There’s an old saying that most Lutherans are “more Lutheran than Christian.” I think it’s true, and it probably holds for more than just Lutherans.

If we’re not careful, we run the risk of sacralizing our traditions and elevating them above our namesake.

I come from a holiness tradition and, though things were certainly looser in my day, we originally prided ourselves on the absence of jewelry and makeup, worldliness and vice.

We were holier than Jesus, which wasn’t hard because Jesus wasn’t terribly holy.

Consider that Jesus “sinned” in at least four ways:

He blasphemed (Matthew 26.65), he violated the Sabbath (Mark 3.1-6), he associated with the unclean (Mark 2.16), and he cussed (Matthew 5.22).

  • Jesus also demonstrated at least four spectacular cases of poor judgment:
  • Jesus drank too much (called a glutton and drunkard in Luke 7.34)
  • Jesus partied too much (friend of sinners, tax collectors, prostitutes: Matthew 9.11, Luke 7.36-50)
  • Jesus didn’t encourage his followers to fast or pray “enough” (Mark 2.18)
  • Jesus reinterpreted scripture to suit his own purposes, desires, and context (Luke 4.17)

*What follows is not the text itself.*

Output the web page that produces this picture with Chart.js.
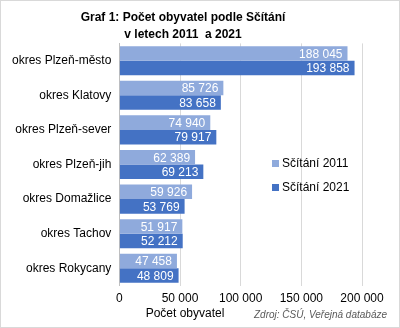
<!DOCTYPE html>
<html>
<head>
<meta charset="utf-8">
<script src="https://cdn.jsdelivr.net/npm/chart.js@4"></script>
<style>
  body { margin: 0; background: #fff; }
  #wrap { width: 400px; height: 328px; box-sizing: border-box; border: 1px solid #d9d9d9; }
</style>
</head>
<body>
<div id="wrap"><canvas id="chart"></canvas></div>
<script>
const categories = ["okres Plzeň-město", "okres Klatovy", "okres Plzeň-sever", "okres Plzeň-jih", "okres Domažlice", "okres Tachov", "okres Rokycany"];
const census2011 = [188045, 85726, 74940, 62389, 59926, 51917, 47458];
const census2021 = [193858, 83658, 79917, 69213, 53769, 52212, 48809];
const seriesNames = ["Sčítání 2011", "Sčítání 2021"];

const fmt = (v) => String(v).replace(/\B(?=(\d{3})+(?!\d))/g, " ");
const FONT = "'Liberation Sans', Arial, sans-serif";

const extrasPlugin = {
    id: "extras",
    afterDatasetsDraw(chart) {
        const ctx = chart.ctx;
        ctx.save();
        ctx.font = "12px " + FONT;
        ctx.fillStyle = "#fff";
        ctx.textAlign = "right";
        ctx.textBaseline = "middle";
        chart.data.datasets.forEach((ds, i) => {
            chart.getDatasetMeta(i).data.forEach((bar, j) => {
                ctx.fillText(fmt(ds.data[j]), bar.x - 5, bar.y + 1);
            });
        });
        ctx.restore();
    },
    afterDraw(chart) {
        const ctx = chart.ctx;
        ctx.save();
        // legend inside plot
        ctx.font = "12px " + FONT;
        ctx.textBaseline = "middle";
        ctx.textAlign = "left";
        chart.data.datasets.forEach((ds, i) => {
            const y = 162 + i * 24;
            ctx.fillStyle = ds.backgroundColor;
            ctx.fillRect(271, y - 3, 7, 7);
            ctx.fillStyle = "#000";
            ctx.fillText(ds.label, 281, y + 1);
        });
        // axis title and source
        ctx.fillStyle = "#000";
        ctx.textAlign = "center";
        ctx.fillText("Počet obyvatel", 184, 313);
        ctx.font = "italic 10px " + FONT;
        ctx.fillStyle = "#595959";
        ctx.textAlign = "right";
        ctx.fillText("Zdroj: ČSÚ, Veřejná databáze", 386, 314);
        ctx.restore();
    }
};

new Chart(document.getElementById("chart"), {
    type: "bar",
    data: {
        labels: categories,
        datasets: [
            { label: seriesNames[0], data: census2011, backgroundColor: "#8faadc" },
            { label: seriesNames[1], data: census2021, backgroundColor: "#4472c4" },
        ],
    },
    options: {
        indexAxis: "y",
        responsive: true,
        maintainAspectRatio: false,
        animation: false,
        categoryPercentage: 0.84,
        barPercentage: 1,
        layout: { padding: { left: 3, right: 37, top: 0, bottom: 15 } },
        plugins: {
            legend: { display: false },
            tooltip: { enabled: false },
            title: {
                display: true,
                text: ["Graf 1: Počet obyvatel podle Sčítání", "v letech 2011  a 2021"],
                color: "#000",
                font: { family: FONT, size: 12, weight: "bold", lineHeight: 1.35 },
                padding: { top: 9, bottom: 1 },
            },
        },
        scales: {
            x: {
                min: 0,
                max: 200000,
                ticks: {
                    stepSize: 50000,
                    color: "#000",
                    font: { family: FONT, size: 12 },
                    padding: 6,
                    callback: (v) => fmt(v),
                },
                grid: { color: "#d9d9d9", drawTicks: false },
                border: { display: false },
            },
            y: {
                ticks: { color: "#000", font: { family: FONT, size: 12 }, padding: 8 },
                grid: { display: false, drawTicks: false },
                border: { display: true, color: "#bfbfbf" },
            },
        },
    },
    plugins: [extrasPlugin],
});
</script>
</body>
</html>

I imagine you’re reading this and a suspicion is taking root that I deny the sinless perfection of Christ. I do not. My point is that Christ corrected the aberrant definitions of sin espoused by the Pharisees, Sadducees, and teachers of religious law. He was sinful according to their interpretation of Torah, but not according to Torah itself—not when you understood the intent of the Father.

The issue comes down to your definition of holiness. If you think of holiness as austerity, then yes, you can be holier than Christ. But if you examine the life of Christ, you’ll realize he defined holiness relationally.

Holiness is wholeness, the shalom of well-ordered relationships between us and God, us and others, us and ourselves, and us and Creation. These are the primary relationships in scripture, and they are the ecosystem of Christian holiness.

  • God
  • Self
  • Others
  • The World

Consider that, in any relationship, you must have certain ingredients in order to be healthy: mutual respect, honesty, integrity, etc. All “camps” of holiness understand this; however, those who over-value austerity forget that you cannot have a healthy relationship without the following qualities also:

Love

Laughter

Friendship

And, somehow, in all our striving to be holier, we’ve forgotten that love and joy are sweet bedfellows, that laughter and godly mischief are playmates, and that friendship cannot be isolated from adventure.

“Be holy, for I am Holy”

“Rejoice in the Lord always. I will say it again, rejoice!”

“Love one another as I have loved you.”